On its historic final journey, the space shuttle "Endeavour" has taken a freckled little Bobtail Squid (Euprymna scolopes) where no squid has gone before. (Photo by Nick Hobgood from Wikipedia Commons)
The idea is to study the response to life in space by a bacteria that part of the squid's natural payload. Will it go all "Deep Blue Sea" on experimenters, like Salmonella did, or at least get altered, like E. coli did?
"New Scientist" explains:
...Jamie Foster of the University of Florida in Gainesville, who is running the experiment, puts it: "Do good bacteria go bad?"Foster has arranged to send up the bobtail squid Euprymna scolopes, a Pacific species that carries a cargo of bacteria called Vibrio fischeri in its body. The microbes colonise young squid soon after the squid hatch and set up home in their light organs. The squid use the bacteria to generate light, which they shine downwards to ensure they don't cast a visible shadow.

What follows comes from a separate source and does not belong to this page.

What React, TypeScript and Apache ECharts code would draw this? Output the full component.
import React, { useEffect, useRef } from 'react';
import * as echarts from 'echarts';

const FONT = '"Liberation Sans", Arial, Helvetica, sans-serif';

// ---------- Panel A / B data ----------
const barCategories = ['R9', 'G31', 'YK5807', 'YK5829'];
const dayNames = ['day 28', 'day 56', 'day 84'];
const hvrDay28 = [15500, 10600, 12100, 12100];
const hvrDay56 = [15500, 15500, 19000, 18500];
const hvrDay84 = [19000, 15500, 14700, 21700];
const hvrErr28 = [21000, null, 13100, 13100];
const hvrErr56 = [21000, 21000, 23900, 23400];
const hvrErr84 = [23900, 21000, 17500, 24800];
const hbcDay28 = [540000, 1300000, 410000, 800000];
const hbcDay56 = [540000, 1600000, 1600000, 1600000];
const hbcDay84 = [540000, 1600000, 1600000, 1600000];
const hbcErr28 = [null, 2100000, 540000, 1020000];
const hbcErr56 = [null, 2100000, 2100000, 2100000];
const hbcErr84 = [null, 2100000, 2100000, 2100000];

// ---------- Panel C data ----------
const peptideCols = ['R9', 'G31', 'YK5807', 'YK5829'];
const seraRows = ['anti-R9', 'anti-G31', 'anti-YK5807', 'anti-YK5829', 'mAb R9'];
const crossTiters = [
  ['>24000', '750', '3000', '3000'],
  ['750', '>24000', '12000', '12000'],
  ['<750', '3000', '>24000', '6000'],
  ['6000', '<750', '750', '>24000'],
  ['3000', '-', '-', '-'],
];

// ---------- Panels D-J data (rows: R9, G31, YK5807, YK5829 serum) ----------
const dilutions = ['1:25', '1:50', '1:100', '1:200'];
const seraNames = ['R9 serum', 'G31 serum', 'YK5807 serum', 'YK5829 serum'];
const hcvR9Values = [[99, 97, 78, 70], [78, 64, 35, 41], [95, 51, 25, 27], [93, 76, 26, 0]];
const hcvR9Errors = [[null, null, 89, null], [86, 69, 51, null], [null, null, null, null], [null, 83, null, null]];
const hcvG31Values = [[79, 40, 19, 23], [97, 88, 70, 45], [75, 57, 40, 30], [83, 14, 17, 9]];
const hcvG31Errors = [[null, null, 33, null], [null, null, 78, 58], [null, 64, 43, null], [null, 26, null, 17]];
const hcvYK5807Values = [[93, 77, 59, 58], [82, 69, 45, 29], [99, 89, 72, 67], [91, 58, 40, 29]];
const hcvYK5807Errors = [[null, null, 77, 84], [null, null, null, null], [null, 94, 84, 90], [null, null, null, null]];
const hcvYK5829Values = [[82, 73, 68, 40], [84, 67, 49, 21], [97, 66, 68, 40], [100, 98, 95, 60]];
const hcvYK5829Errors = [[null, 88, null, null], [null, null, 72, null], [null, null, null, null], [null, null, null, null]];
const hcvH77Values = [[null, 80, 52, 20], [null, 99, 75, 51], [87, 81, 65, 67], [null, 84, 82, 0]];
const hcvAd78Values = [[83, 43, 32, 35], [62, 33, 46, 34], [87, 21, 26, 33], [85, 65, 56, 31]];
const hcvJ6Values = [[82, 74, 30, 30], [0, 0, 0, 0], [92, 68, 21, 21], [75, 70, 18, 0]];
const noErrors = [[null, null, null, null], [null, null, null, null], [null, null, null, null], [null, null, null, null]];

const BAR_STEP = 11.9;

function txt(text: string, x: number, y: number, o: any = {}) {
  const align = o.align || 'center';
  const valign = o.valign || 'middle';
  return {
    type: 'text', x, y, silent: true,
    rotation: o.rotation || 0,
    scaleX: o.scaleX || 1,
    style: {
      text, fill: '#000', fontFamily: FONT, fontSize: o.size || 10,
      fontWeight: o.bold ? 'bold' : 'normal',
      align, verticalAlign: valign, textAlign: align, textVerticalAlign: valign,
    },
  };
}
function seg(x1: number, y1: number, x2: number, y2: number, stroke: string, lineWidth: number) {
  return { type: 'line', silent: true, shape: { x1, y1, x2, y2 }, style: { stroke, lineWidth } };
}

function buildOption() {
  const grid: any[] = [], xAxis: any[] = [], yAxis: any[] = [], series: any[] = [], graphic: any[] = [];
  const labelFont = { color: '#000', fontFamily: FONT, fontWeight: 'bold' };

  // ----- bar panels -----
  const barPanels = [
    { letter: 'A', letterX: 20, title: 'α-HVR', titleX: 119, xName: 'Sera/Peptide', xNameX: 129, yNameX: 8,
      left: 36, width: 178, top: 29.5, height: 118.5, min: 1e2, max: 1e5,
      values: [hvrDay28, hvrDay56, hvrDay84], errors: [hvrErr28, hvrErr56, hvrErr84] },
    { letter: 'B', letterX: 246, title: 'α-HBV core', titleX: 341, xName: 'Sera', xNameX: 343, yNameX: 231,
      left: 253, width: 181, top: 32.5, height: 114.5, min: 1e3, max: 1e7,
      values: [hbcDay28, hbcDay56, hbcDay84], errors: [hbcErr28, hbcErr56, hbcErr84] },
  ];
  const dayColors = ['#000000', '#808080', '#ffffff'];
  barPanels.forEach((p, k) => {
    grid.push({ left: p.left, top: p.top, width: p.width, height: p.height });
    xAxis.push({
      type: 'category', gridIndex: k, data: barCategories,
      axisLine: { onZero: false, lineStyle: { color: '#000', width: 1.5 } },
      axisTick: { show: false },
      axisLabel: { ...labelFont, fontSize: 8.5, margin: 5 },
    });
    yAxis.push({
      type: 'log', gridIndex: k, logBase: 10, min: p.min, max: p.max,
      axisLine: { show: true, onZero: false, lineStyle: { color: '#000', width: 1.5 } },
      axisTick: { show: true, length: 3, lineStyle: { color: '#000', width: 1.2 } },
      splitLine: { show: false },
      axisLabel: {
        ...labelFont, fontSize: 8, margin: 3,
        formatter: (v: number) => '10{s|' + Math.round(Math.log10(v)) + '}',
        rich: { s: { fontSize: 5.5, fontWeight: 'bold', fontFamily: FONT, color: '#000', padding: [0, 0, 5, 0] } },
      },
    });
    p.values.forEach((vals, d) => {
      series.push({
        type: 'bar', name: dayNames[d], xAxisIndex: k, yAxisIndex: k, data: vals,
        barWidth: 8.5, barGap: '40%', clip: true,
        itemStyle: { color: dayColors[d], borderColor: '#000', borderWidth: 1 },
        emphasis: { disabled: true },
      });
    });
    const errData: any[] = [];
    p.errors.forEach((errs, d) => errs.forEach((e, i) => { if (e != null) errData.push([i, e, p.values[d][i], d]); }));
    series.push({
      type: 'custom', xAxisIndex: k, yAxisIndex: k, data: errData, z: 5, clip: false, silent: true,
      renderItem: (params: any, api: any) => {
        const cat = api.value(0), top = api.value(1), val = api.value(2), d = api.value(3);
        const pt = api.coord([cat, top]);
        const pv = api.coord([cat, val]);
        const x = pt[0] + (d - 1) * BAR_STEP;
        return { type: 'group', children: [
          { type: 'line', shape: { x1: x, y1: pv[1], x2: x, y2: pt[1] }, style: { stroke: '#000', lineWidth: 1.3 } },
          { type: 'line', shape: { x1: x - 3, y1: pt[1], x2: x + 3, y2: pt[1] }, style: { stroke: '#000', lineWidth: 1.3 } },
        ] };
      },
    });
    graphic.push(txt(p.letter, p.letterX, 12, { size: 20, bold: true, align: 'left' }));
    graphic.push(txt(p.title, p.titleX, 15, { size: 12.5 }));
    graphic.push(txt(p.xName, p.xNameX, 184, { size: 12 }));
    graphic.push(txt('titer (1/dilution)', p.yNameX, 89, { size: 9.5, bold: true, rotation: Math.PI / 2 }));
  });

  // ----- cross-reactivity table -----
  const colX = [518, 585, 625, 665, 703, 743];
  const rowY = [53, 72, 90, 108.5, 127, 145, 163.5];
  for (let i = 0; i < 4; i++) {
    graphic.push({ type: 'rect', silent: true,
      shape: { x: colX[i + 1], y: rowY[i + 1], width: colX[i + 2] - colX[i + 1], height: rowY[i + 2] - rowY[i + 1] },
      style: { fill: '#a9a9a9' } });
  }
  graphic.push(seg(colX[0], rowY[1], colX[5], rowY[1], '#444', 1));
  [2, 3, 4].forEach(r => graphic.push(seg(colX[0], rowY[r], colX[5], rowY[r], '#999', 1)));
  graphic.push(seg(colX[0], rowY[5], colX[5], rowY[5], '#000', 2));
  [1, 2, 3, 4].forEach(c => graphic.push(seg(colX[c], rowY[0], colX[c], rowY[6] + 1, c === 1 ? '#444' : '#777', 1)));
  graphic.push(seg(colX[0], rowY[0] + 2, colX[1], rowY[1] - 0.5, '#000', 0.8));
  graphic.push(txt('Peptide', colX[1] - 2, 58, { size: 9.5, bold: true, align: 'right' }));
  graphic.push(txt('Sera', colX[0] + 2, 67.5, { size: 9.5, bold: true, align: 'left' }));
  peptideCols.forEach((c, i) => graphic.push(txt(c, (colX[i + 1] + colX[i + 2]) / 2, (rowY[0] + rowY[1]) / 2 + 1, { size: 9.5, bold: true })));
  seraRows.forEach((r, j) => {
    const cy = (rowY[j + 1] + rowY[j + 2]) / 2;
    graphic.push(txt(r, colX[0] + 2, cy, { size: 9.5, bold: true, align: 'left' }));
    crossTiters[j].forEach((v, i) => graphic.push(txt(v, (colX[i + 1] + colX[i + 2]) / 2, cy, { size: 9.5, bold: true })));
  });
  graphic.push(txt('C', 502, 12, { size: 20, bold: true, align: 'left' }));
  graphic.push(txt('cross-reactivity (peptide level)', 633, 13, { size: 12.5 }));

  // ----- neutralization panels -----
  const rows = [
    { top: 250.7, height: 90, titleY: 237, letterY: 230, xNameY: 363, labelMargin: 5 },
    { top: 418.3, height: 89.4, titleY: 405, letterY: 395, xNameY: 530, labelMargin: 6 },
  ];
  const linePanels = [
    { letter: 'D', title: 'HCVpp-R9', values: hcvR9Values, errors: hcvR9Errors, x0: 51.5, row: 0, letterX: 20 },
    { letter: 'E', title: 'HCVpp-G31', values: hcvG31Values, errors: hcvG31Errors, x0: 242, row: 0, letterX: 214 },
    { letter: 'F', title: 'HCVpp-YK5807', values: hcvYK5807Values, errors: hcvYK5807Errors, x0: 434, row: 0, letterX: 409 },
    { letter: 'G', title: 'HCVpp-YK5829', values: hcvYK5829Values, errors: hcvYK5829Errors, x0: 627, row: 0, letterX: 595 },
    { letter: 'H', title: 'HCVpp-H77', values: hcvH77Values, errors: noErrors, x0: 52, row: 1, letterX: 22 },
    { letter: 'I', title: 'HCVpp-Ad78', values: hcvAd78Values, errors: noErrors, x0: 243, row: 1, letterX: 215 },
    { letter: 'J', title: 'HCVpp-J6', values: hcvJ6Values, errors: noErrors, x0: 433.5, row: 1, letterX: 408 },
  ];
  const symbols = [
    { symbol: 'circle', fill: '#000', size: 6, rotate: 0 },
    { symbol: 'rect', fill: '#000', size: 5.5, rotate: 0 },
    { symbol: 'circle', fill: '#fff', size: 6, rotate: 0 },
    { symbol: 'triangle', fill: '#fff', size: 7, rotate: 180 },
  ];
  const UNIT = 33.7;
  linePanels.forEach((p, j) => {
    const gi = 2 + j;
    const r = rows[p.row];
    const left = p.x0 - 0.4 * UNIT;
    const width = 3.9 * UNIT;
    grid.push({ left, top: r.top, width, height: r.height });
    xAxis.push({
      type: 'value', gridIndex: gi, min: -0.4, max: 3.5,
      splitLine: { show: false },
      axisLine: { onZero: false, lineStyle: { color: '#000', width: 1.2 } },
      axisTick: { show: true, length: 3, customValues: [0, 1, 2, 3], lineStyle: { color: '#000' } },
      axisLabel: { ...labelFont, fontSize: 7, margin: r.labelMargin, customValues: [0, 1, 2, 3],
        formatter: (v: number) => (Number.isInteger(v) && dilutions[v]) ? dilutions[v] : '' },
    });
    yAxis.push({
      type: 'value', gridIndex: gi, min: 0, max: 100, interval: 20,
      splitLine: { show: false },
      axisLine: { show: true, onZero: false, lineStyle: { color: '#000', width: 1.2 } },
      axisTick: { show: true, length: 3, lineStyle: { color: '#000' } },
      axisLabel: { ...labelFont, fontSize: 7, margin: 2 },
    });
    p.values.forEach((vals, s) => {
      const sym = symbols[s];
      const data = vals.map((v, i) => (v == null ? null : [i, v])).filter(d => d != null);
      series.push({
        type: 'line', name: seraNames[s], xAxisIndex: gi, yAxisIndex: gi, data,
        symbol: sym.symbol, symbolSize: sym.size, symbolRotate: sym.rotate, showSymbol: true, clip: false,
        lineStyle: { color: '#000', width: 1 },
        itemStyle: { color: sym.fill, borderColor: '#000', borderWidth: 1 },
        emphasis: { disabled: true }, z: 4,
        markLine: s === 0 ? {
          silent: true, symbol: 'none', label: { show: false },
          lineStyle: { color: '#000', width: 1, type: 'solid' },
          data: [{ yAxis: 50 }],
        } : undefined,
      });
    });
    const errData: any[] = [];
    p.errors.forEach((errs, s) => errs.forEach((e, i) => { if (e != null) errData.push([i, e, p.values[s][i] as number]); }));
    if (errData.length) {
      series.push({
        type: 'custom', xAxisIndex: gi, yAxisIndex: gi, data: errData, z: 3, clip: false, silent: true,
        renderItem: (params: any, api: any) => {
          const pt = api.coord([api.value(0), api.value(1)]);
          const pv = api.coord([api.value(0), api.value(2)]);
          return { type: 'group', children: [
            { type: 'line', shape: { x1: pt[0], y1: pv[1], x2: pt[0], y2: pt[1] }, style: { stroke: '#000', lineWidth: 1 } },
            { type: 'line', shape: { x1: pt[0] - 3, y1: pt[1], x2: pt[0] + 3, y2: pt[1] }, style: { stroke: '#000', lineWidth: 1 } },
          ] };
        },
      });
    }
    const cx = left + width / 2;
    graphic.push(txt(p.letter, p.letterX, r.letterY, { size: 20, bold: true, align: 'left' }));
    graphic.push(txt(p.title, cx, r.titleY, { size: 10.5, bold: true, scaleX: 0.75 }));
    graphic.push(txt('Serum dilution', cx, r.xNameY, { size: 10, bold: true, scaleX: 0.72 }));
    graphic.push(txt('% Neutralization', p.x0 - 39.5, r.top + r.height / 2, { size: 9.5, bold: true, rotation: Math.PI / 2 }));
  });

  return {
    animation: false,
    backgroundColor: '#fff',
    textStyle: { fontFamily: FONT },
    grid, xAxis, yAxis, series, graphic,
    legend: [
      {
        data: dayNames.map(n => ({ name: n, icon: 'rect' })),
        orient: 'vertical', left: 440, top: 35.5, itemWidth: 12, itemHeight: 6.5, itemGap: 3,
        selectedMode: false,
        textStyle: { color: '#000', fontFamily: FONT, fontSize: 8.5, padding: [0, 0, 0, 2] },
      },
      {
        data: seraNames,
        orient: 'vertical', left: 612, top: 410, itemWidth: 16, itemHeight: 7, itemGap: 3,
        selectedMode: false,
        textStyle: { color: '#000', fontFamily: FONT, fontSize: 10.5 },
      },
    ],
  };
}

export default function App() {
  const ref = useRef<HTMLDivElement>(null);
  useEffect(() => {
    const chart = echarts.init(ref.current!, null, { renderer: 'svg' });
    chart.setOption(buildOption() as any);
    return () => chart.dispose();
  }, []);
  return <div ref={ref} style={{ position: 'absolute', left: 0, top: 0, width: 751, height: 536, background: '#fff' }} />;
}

Unbeknownst to the cephalonaut, it's being asked to make the ultimate sacrifice for science:
Foster's experiment is simple. Newly hatched squid that have not yet encountered their bacterial partners will go up to orbit in tubes of seawater. 14 hours after launch, an astronaut will add the bacteria and give them 28 hours to colonise the squid. Then the squid will be killed and fixed solid, and brought back to Earth for examination.
It's just the latest way in which cephalopods are helping unravel the mysteries of life, a topic to which I'll surely return in a future post.